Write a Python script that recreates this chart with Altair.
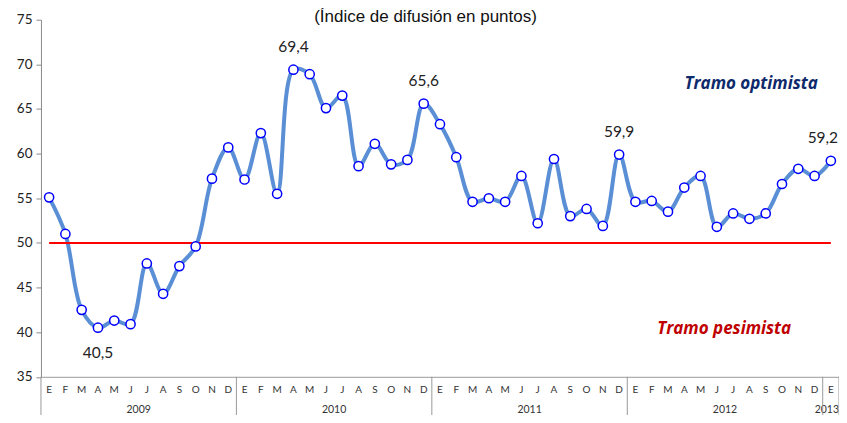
import altair as alt
import pandas as pd

# ---- data ----
months = ["E", "F", "M", "A", "M", "J", "J", "A", "S", "O", "N", "D"] * 4 + ["E"]
years = [2009] * 12 + [2010] * 12 + [2011] * 12 + [2012] * 12 + [2013]
values = [
    55.1, 51.0, 42.5, 40.5, 41.3, 40.9, 47.7, 44.3, 47.4, 49.6, 57.2, 60.7,
    57.1, 62.3, 55.5, 69.4, 68.9, 65.1, 66.5, 58.6, 61.1, 58.8, 59.3, 65.6,
    63.3, 59.6, 54.6, 55.0, 54.6, 57.5, 52.2, 59.4, 53.0, 53.8, 51.9, 59.9,
    54.6, 54.7, 53.5, 56.2, 57.5, 51.8, 53.3, 52.7, 53.3, 56.6, 58.3, 57.5,
    59.2,
]
label_idx = [3, 15, 23, 35, 48]
label_below = [True, False, False, False, False]
threshold = 50
y_ticks = [35, 40, 45, 50, 55, 60, 65, 70, 75]

n = len(values)
df = pd.DataFrame({"i": list(range(n)), "v": values, "m": months, "yr": years})

# year groups
yr_rows = []
for yv in sorted(set(years)):
    idx = [k for k, y in enumerate(years) if y == yv]
    yr_rows.append({"yr": str(yv), "c": (min(idx) + max(idx)) / 2})
yr_df = pd.DataFrame(yr_rows)
seps = sorted({min(k for k, y in enumerate(years) if y == yv) - 0.5 for yv in set(years)} | {n - 0.5})
sep_df = pd.DataFrame({"x": seps})

lab_df = pd.DataFrame({
    "i": label_idx,
    "v": [values[k] for k in label_idx],
    "t": [f"{values[k]:.1f}".replace(".", ",") for k in label_idx],
    "below": label_below,
})
thr_df = pd.DataFrame({"x": [0], "x2": [n - 1], "y": [threshold]})

W, H = 799, 357.5
xs = alt.Scale(domain=[-0.5, n - 0.5], nice=False, zero=False)
ys = alt.Scale(domain=[35, 75], nice=False, zero=False)

line = alt.Chart(df).mark_line(interpolate="catmull-rom", color="#5A8FD6", strokeWidth=4).encode(
    x=alt.X("i:Q", scale=xs, axis=alt.Axis(labels=False, ticks=False, grid=False, title=None,
                                           domainColor="#9a9a9a", domainWidth=1)),
    y=alt.Y("v:Q", scale=ys, axis=alt.Axis(values=y_ticks, grid=False, title=None, tickSize=5,
                                           tickColor="#8a8a8a", domainColor="#8a8a8a",
                                           labelFont="Lato", labelFontSize=13.5, labelColor="#222",
                                           labelPadding=4)),
)

thr = alt.Chart(thr_df).mark_rule(color="#FF0000", strokeWidth=2).encode(
    x=alt.X("x:Q", scale=xs), x2="x2:Q", y=alt.Y("y:Q", scale=ys)
)

pts = alt.Chart(df).mark_point(shape="circle", filled=True, fill="white", stroke="#0000FF",
                               strokeWidth=1.5, size=85, opacity=1).encode(
    x=alt.X("i:Q", scale=xs), y=alt.Y("v:Q", scale=ys)
)

above = lab_df[~lab_df["below"]]
ann_above = alt.Chart(above.iloc[:-1]).mark_text(
    font="Lato", fontSize=15.5, color="#222", dy=-23, baseline="middle").encode(
    x=alt.X("i:Q", scale=xs), y=alt.Y("v:Q", scale=ys), text="t:N")
ann_last = alt.Chart(above.iloc[-1:]).mark_text(
    font="Lato", fontSize=15.5, color="#222", dy=-23, dx=-8, baseline="middle").encode(
    x=alt.X("i:Q", scale=xs), y=alt.Y("v:Q", scale=ys), text="t:N")
ann_below = alt.Chart(lab_df[lab_df["below"]]).mark_text(
    font="Lato", fontSize=15.5, color="#222", dy=25, baseline="middle").encode(
    x=alt.X("i:Q", scale=xs), y=alt.Y("v:Q", scale=ys), text="t:N")

mon = alt.Chart(df).mark_text(font="Lato", fontSize=10, color="#333", baseline="middle").encode(
    x=alt.X("i:Q", scale=xs), y=alt.value(H + 13), text="m:N")
yrs = alt.Chart(yr_df.iloc[:-1]).mark_text(font="Lato", fontSize=10.5, color="#333", baseline="middle").encode(
    x=alt.X("c:Q", scale=xs), y=alt.value(H + 33), text="yr:N")
yr_last = alt.Chart(yr_df.iloc[-1:]).mark_text(font="Lato", fontSize=10.5, color="#333",
                                               baseline="middle", dx=-4).encode(
    x=alt.X("c:Q", scale=xs), y=alt.value(H + 33), text="yr:N")
sep = alt.Chart(sep_df).mark_rule(color="#9a9a9a", strokeWidth=1).encode(
    x=alt.X("x:Q", scale=xs), y=alt.value(H), y2=alt.value(H + 40))

opt = alt.Chart(pd.DataFrame({"t": ["Tramo optimista"]})).mark_text(
    font="Open Sans", fontSize=17, fontStyle="italic", fontWeight="bold", color="#0E2A6B",
    baseline="middle", align="center").encode(x=alt.value(711), y=alt.value(64), text="t:N")
pes = alt.Chart(pd.DataFrame({"t": ["Tramo pesimista"]})).mark_text(
    font="Open Sans", fontSize=17, fontStyle="italic", fontWeight="bold", color="#C00000",
    baseline="middle", align="center").encode(x=alt.value(684), y=alt.value(309.5), text="t:N")
title = alt.Chart(pd.DataFrame({"t": ["(Índice de difusión en puntos)"]})).mark_text(
    font="Liberation Sans", fontSize=17, color="#111", baseline="alphabetic", align="center").encode(
    x=alt.value(385), y=alt.value(2), text="t:N")

chart = alt.layer(line, thr, pts, ann_above, ann_last, ann_below, mon, yrs, yr_last, sep,
                  opt, pes, title).properties(
    width=W, height=H,
    padding={"left": 33, "top": 11.5, "right": 0, "bottom": 38},
    autosize=alt.AutoSizeParams(type="none"),
).configure_view(stroke=None)

chart.save("out.html", embed_options={"renderer": "svg", "actions": False})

Work to complete: Take the listing above and print it exactly, apart from the pictures.

Response to the exercise:
Write a Python script that recreates this chart with Altair.
import altair as alt
import pandas as pd

# ---- data ----
months = ["E", "F", "M", "A", "M", "J", "J", "A", "S", "O", "N", "D"] * 4 + ["E"]
years = [2009] * 12 + [2010] * 12 + [2011] * 12 + [2012] * 12 + [2013]
values = [
    55.1, 51.0, 42.5, 40.5, 41.3, 40.9, 47.7, 44.3, 47.4, 49.6, 57.2, 60.7,
    57.1, 62.3, 55.5, 69.4, 68.9, 65.1, 66.5, 58.6, 61.1, 58.8, 59.3, 65.6,
    63.3, 59.6, 54.6, 55.0, 54.6, 57.5, 52.2, 59.4, 53.0, 53.8, 51.9, 59.9,
    54.6, 54.7, 53.5, 56.2, 57.5, 51.8, 53.3, 52.7, 53.3, 56.6, 58.3, 57.5,
    59.2,
]
label_idx = [3, 15, 23, 35, 48]
label_below = [True, False, False, False, False]
threshold = 50
y_ticks = [35, 40, 45, 50, 55, 60, 65, 70, 75]

n = len(values)
df = pd.DataFrame({"i": list(range(n)), "v": values, "m": months, "yr": years})

# year groups
yr_rows = []
for yv in sorted(set(years)):
    idx = [k for k, y in enumerate(years) if y == yv]
    yr_rows.append({"yr": str(yv), "c": (min(idx) + max(idx)) / 2})
yr_df = pd.DataFrame(yr_rows)
seps = sorted({min(k for k, y in enumerate(years) if y == yv) - 0.5 for yv in set(years)} | {n - 0.5})
sep_df = pd.DataFrame({"x": seps})

lab_df = pd.DataFrame({
    "i": label_idx,
    "v": [values[k] for k in label_idx],
    "t": [f"{values[k]:.1f}".replace(".", ",") for k in label_idx],
    "below": label_below,
})
thr_df = pd.DataFrame({"x": [0], "x2": [n - 1], "y": [threshold]})

W, H = 799, 357.5
xs = alt.Scale(domain=[-0.5, n - 0.5], nice=False, zero=False)
ys = alt.Scale(domain=[35, 75], nice=False, zero=False)

line = alt.Chart(df).mark_line(interpolate="catmull-rom", color="#5A8FD6", strokeWidth=4).encode(
    x=alt.X("i:Q", scale=xs, axis=alt.Axis(labels=False, ticks=False, grid=False, title=None,
                                           domainColor="#9a9a9a", domainWidth=1)),
    y=alt.Y("v:Q", scale=ys, axis=alt.Axis(values=y_ticks, grid=False, title=None, tickSize=5,
                                           tickColor="#8a8a8a", domainColor="#8a8a8a",
                                           labelFont="Lato", labelFontSize=13.5, labelColor="#222",
                                           labelPadding=4)),
)

thr = alt.Chart(thr_df).mark_rule(color="#FF0000", strokeWidth=2).encode(
    x=alt.X("x:Q", scale=xs), x2="x2:Q", y=alt.Y("y:Q", scale=ys)
)

pts = alt.Chart(df).mark_point(shape="circle", filled=True, fill="white", stroke="#0000FF",
                               strokeWidth=1.5, size=85, opacity=1).encode(
    x=alt.X("i:Q", scale=xs), y=alt.Y("v:Q", scale=ys)
)

above = lab_df[~lab_df["below"]]
ann_above = alt.Chart(above.iloc[:-1]).mark_text(
    font="Lato", fontSize=15.5, color="#222", dy=-23, baseline="middle").encode(
    x=alt.X("i:Q", scale=xs), y=alt.Y("v:Q", scale=ys), text="t:N")
ann_last = alt.Chart(above.iloc[-1:]).mark_text(
    font="Lato", fontSize=15.5, color="#222", dy=-23, dx=-8, baseline="middle").encode(
    x=alt.X("i:Q", scale=xs), y=alt.Y("v:Q", scale=ys), text="t:N")
ann_below = alt.Chart(lab_df[lab_df["below"]]).mark_text(
    font="Lato", fontSize=15.5, color="#222", dy=25, baseline="middle").encode(
    x=alt.X("i:Q", scale=xs), y=alt.Y("v:Q", scale=ys), text="t:N")

mon = alt.Chart(df).mark_text(font="Lato", fontSize=10, color="#333", baseline="middle").encode(
    x=alt.X("i:Q", scale=xs), y=alt.value(H + 13), text="m:N")
yrs = alt.Chart(yr_df.iloc[:-1]).mark_text(font="Lato", fontSize=10.5, color="#333", baseline="middle").encode(
    x=alt.X("c:Q", scale=xs), y=alt.value(H + 33), text="yr:N")
yr_last = alt.Chart(yr_df.iloc[-1:]).mark_text(font="Lato", fontSize=10.5, color="#333",
                                               baseline="middle", dx=-4).encode(
    x=alt.X("c:Q", scale=xs), y=alt.value(H + 33), text="yr:N")
sep = alt.Chart(sep_df).mark_rule(color="#9a9a9a", strokeWidth=1).encode(
    x=alt.X("x:Q", scale=xs), y=alt.value(H), y2=alt.value(H + 40))

opt = alt.Chart(pd.DataFrame({"t": ["Tramo optimista"]})).mark_text(
    font="Open Sans", fontSize=17, fontStyle="italic", fontWeight="bold", color="#0E2A6B",
    baseline="middle", align="center").encode(x=alt.value(711), y=alt.value(64), text="t:N")
pes = alt.Chart(pd.DataFrame({"t": ["Tramo pesimista"]})).mark_text(
    font="Open Sans", fontSize=17, fontStyle="italic", fontWeight="bold", color="#C00000",
    baseline="middle", align="center").encode(x=alt.value(684), y=alt.value(309.5), text="t:N")
title = alt.Chart(pd.DataFrame({"t": ["(Índice de difusión en puntos)"]})).mark_text(
    font="Liberation Sans", fontSize=17, color="#111", baseline="alphabetic", align="center").encode(
    x=alt.value(385), y=alt.value(2), text="t:N")

chart = alt.layer(line, thr, pts, ann_above, ann_last, ann_below, mon, yrs, yr_last, sep,
                  opt, pes, title).properties(
    width=W, height=H,
    padding={"left": 33, "top": 11.5, "right": 0, "bottom": 38},
    autosize=alt.AutoSizeParams(type="none"),
).configure_view(stroke=None)

chart.save("out.html", embed_options={"renderer": "svg", "actions": False})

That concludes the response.